Here’s the thing. I was a fat kid growing up. I know the kind of treatment that many overweight people deal with. I was mercilessly mocked by other kids in school. My own brother told me that I would never get a girlfriend. Even to this day, I habitually tug on my shirts to keep them from hanging unflatteringly over my body. That feeling is something that never goes away – the sense that everything just fits wrong on you, and feeling like you’re never truly comfortable in your own skin. Public shaming was hardly a new and novel experience. It was often just what I felt from *being* in public. It certainly wasn’t going to be the catalyst for some sort of change in my behavior. And I’m sure my ass hung out of my pants from time to time.

Want to change the way people dress at Magic tournaments? Be a good example. I’ve made a point since I started playing again to always dress up for tournaments, and you know what? I’ve seen people emulating that. “Be the change you want to see in the world”, as they saying goes – not “Be the asshole who makes fun of other people because they aren’t how you want them to be.”

I also think it’s important to point out that this whole situation would be very different if someone were posting unflattering pictures of, say, me, or LSV, or any other pro player from a tournament.

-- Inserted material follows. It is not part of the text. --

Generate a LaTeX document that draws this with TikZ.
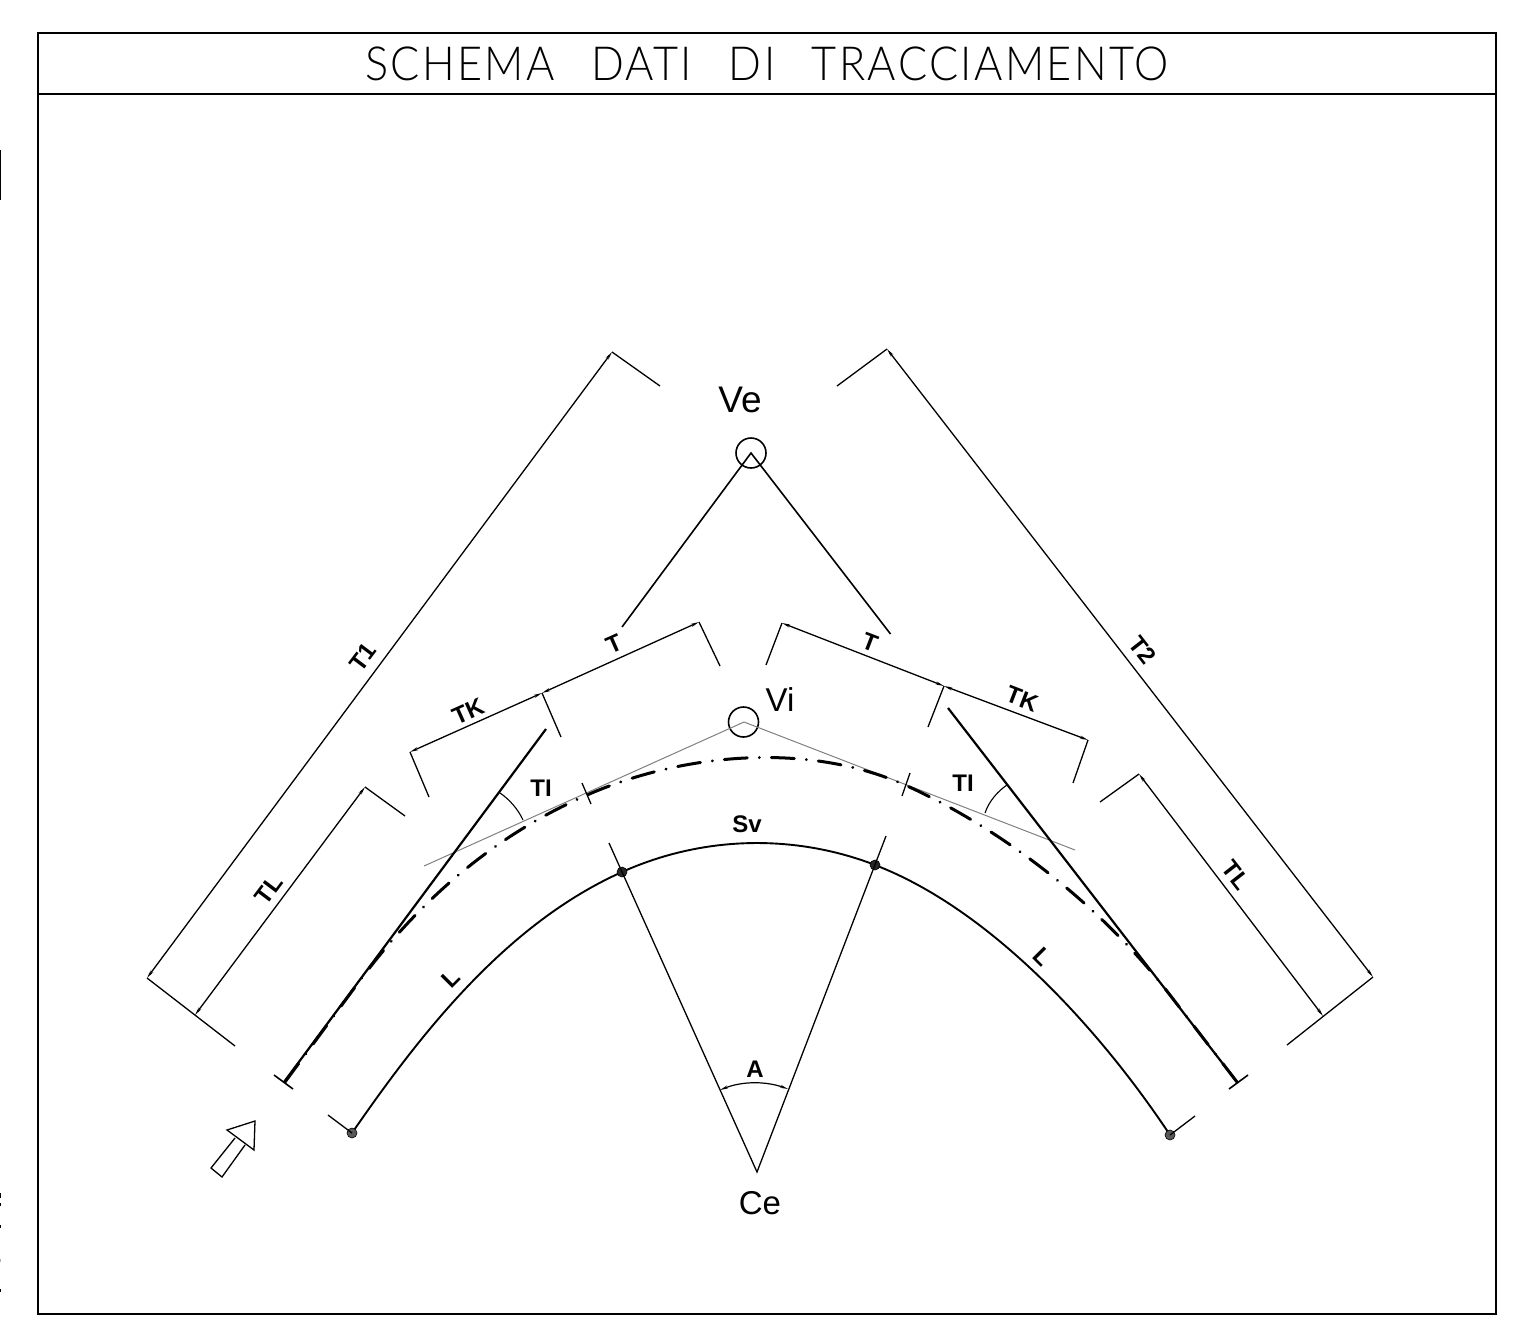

Catch me scratching my ass or picking my nose? Feel free to post it. Hell, make an entire Tumblr devoted to it, and I won’t care. There’s a big difference between a public figure, who has the expectation that they will be in the spotlight, and the average tournament attendee. Once you’ve put yourself in a position to expect public attention and scrutiny, there are different expectations about your privacy, and you have to develop a much thicker skin. I’ve read all kinds of horrible things about me on the internet, and that’s fine, because I chose to be in the position I’m in.

It really just boils down to this – don’t be a dick. Try to have some empathy and realize that other people are human beings and not just props to be used as the punchline for your jokes. If you can’t do that – just that –  then I sure as hell don’t want you at any tournament that I’m playing in, and WotC shouldn’t either.